>> Begin RECORDS FOR THE EXERCISE

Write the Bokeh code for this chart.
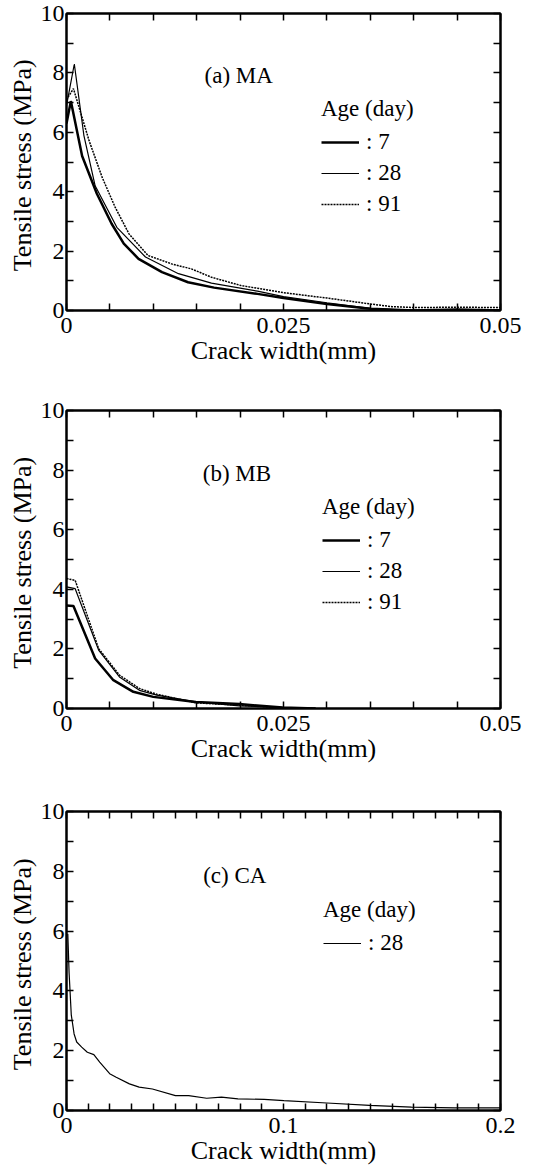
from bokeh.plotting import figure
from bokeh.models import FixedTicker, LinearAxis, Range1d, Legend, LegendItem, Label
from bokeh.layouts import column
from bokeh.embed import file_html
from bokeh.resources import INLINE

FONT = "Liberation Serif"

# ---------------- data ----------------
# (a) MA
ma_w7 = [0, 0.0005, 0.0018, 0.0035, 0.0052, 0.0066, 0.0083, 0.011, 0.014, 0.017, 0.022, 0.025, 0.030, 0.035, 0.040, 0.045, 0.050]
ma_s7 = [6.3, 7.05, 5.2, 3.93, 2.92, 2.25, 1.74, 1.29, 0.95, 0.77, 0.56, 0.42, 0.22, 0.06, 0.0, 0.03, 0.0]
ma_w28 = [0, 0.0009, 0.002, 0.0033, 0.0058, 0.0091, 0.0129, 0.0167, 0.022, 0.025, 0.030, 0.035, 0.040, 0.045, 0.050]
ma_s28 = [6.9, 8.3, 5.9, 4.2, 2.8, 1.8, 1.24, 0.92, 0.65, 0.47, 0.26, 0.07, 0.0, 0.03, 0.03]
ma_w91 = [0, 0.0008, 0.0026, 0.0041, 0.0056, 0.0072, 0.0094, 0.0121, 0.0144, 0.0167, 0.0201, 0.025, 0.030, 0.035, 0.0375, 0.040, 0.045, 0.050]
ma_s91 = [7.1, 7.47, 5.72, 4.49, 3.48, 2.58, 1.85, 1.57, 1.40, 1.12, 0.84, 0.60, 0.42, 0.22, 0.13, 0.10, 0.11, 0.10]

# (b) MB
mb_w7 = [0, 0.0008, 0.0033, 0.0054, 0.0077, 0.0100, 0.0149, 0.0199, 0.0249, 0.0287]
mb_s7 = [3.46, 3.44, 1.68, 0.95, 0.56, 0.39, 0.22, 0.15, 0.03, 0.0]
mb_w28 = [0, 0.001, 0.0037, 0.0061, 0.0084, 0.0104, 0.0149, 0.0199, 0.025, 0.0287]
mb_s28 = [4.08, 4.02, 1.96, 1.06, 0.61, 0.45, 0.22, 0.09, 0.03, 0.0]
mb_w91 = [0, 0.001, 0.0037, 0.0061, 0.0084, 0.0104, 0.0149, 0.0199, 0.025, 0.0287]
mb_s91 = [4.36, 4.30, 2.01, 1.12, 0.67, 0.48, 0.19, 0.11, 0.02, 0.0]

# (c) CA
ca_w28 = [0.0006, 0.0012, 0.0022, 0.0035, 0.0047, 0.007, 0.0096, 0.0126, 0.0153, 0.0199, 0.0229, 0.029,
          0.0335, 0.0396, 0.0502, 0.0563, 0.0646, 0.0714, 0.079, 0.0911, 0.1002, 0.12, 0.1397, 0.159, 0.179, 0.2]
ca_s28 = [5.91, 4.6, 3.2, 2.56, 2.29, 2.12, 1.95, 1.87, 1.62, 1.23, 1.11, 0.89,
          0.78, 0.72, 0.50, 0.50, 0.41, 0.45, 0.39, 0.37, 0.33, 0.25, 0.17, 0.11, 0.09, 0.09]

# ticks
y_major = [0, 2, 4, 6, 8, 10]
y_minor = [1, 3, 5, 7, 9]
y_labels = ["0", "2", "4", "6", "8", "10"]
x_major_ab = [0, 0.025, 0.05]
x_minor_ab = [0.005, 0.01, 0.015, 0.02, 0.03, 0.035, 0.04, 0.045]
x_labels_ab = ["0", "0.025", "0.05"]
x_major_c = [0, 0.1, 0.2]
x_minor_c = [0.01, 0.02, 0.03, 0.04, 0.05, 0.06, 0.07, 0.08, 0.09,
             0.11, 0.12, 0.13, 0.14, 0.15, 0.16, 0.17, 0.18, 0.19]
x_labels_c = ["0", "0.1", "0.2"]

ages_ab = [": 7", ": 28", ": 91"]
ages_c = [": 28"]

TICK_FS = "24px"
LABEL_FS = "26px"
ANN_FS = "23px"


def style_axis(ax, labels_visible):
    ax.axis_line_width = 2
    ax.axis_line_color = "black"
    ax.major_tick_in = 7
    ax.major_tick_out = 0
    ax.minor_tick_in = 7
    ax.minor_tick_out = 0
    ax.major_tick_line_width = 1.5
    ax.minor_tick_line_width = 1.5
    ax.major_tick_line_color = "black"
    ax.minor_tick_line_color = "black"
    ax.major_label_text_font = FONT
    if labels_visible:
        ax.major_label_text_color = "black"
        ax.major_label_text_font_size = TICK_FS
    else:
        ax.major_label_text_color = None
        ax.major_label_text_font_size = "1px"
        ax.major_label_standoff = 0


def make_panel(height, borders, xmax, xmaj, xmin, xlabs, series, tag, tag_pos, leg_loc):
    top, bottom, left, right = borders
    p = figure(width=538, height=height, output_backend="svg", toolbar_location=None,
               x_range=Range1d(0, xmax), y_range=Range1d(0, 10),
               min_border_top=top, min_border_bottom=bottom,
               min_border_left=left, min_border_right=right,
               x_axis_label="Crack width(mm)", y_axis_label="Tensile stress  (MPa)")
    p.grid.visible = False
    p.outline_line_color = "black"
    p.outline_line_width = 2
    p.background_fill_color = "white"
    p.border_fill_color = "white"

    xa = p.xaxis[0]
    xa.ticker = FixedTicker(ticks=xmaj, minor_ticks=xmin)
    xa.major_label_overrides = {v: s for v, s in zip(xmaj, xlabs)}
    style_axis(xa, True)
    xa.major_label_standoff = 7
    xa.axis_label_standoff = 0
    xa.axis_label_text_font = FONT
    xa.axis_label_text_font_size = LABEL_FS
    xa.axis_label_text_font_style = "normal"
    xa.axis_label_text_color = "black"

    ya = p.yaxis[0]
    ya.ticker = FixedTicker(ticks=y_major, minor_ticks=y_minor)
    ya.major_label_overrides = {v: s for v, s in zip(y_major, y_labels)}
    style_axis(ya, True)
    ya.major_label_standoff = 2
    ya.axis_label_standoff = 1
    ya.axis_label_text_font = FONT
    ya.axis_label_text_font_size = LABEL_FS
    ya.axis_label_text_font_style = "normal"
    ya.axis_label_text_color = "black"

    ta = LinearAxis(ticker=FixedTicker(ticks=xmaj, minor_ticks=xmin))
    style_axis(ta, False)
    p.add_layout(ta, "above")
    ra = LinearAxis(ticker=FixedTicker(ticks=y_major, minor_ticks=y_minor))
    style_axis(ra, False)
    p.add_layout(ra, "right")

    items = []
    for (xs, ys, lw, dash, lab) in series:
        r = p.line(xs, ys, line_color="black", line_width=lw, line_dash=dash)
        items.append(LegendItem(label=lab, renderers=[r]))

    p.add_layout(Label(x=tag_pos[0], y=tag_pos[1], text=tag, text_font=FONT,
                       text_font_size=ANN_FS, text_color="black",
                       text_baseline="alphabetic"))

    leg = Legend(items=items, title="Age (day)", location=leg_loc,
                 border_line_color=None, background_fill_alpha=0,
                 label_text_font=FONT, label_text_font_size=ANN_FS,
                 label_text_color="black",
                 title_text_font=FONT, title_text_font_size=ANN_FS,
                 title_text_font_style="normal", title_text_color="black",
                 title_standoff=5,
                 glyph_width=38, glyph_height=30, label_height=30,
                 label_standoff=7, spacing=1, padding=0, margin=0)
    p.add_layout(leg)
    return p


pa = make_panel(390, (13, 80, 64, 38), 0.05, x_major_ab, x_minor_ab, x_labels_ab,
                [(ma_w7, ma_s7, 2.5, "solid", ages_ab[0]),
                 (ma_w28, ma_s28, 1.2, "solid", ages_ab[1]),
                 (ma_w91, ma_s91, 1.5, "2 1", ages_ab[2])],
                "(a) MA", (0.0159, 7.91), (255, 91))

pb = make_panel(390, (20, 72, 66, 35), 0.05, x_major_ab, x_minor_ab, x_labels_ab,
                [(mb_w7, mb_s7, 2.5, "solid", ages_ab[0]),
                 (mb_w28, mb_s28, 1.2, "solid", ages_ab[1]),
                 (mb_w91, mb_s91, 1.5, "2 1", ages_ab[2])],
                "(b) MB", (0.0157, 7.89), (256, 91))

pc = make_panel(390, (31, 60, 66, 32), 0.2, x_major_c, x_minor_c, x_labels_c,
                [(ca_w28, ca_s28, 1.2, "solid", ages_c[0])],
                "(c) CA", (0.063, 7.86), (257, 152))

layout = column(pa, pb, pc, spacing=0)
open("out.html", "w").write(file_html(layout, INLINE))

>> End RECORDS FOR THE EXERCISE
>> Begin RECORDS FOR THE EXERCISE

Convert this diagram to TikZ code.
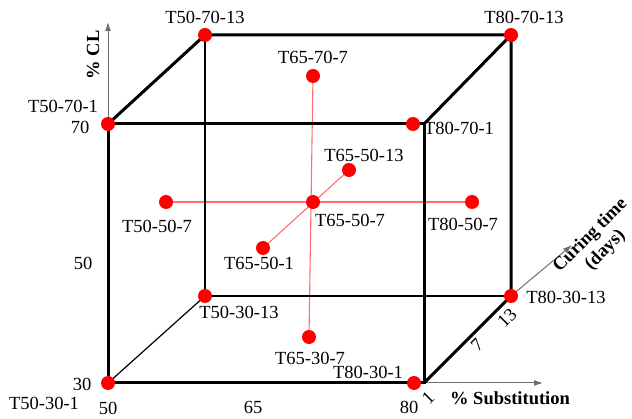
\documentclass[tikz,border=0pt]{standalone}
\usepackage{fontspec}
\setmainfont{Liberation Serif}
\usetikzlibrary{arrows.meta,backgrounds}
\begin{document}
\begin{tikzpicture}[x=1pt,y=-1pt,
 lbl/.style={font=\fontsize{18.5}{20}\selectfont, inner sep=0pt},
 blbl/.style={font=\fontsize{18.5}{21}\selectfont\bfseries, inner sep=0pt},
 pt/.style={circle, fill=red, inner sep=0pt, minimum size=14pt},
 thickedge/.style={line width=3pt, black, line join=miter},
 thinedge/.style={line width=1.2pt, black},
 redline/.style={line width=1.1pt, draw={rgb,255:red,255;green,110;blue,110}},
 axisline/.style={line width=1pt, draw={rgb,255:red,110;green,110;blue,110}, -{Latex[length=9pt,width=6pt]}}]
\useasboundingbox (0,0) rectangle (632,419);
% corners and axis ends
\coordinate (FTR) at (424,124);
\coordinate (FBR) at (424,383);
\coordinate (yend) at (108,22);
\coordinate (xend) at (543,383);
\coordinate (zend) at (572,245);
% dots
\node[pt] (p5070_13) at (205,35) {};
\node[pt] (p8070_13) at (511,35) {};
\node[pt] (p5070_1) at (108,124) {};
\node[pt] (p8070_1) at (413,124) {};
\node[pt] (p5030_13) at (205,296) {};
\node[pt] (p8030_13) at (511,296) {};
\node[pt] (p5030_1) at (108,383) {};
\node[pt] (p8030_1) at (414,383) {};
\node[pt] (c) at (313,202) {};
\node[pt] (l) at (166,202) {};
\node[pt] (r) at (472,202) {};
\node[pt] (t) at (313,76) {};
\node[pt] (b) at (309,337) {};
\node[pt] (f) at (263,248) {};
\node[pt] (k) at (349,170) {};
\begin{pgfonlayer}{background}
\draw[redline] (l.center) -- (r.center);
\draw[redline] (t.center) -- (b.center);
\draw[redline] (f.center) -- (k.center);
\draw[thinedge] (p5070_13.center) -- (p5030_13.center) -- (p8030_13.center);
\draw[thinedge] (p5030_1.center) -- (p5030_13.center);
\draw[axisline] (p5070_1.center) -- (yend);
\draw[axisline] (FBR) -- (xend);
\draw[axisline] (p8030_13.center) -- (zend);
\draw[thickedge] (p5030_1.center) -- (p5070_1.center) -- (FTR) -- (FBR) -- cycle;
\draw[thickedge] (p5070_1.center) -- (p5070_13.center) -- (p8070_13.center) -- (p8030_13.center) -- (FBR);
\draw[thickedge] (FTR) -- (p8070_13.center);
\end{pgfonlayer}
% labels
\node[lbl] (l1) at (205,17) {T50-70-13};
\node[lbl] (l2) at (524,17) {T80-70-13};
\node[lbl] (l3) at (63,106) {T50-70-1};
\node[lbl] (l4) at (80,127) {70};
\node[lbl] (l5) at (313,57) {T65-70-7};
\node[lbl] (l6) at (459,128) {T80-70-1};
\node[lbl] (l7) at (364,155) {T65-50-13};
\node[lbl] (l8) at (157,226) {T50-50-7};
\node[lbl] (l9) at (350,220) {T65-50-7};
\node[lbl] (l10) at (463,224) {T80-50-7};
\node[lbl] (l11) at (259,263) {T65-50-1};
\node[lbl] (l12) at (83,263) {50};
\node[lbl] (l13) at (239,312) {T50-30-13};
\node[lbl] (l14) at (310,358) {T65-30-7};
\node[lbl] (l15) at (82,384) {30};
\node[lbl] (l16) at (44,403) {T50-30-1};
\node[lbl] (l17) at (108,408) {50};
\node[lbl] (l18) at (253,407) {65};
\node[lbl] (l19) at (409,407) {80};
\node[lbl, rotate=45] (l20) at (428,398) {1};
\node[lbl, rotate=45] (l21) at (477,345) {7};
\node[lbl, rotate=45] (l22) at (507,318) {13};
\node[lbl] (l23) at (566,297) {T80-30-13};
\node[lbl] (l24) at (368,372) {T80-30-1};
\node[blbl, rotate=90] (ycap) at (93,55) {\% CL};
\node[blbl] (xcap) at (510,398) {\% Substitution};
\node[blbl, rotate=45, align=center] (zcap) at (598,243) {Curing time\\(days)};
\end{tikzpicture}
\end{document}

>> End RECORDS FOR THE EXERCISE

§ REQUIREMENTS
Beginning at the line above that contains "Write the Bokeh code for this chart.", repeat each line exactly through the one that contains "from bokeh.resources import INLINE", and leave out the pictures.

§ THE OUTPUT
Write the Bokeh code for this chart.
from bokeh.plotting import figure
from bokeh.models import FixedTicker, LinearAxis, Range1d, Legend, LegendItem, Label
from bokeh.layouts import column
from bokeh.embed import file_html
from bokeh.resources import INLINE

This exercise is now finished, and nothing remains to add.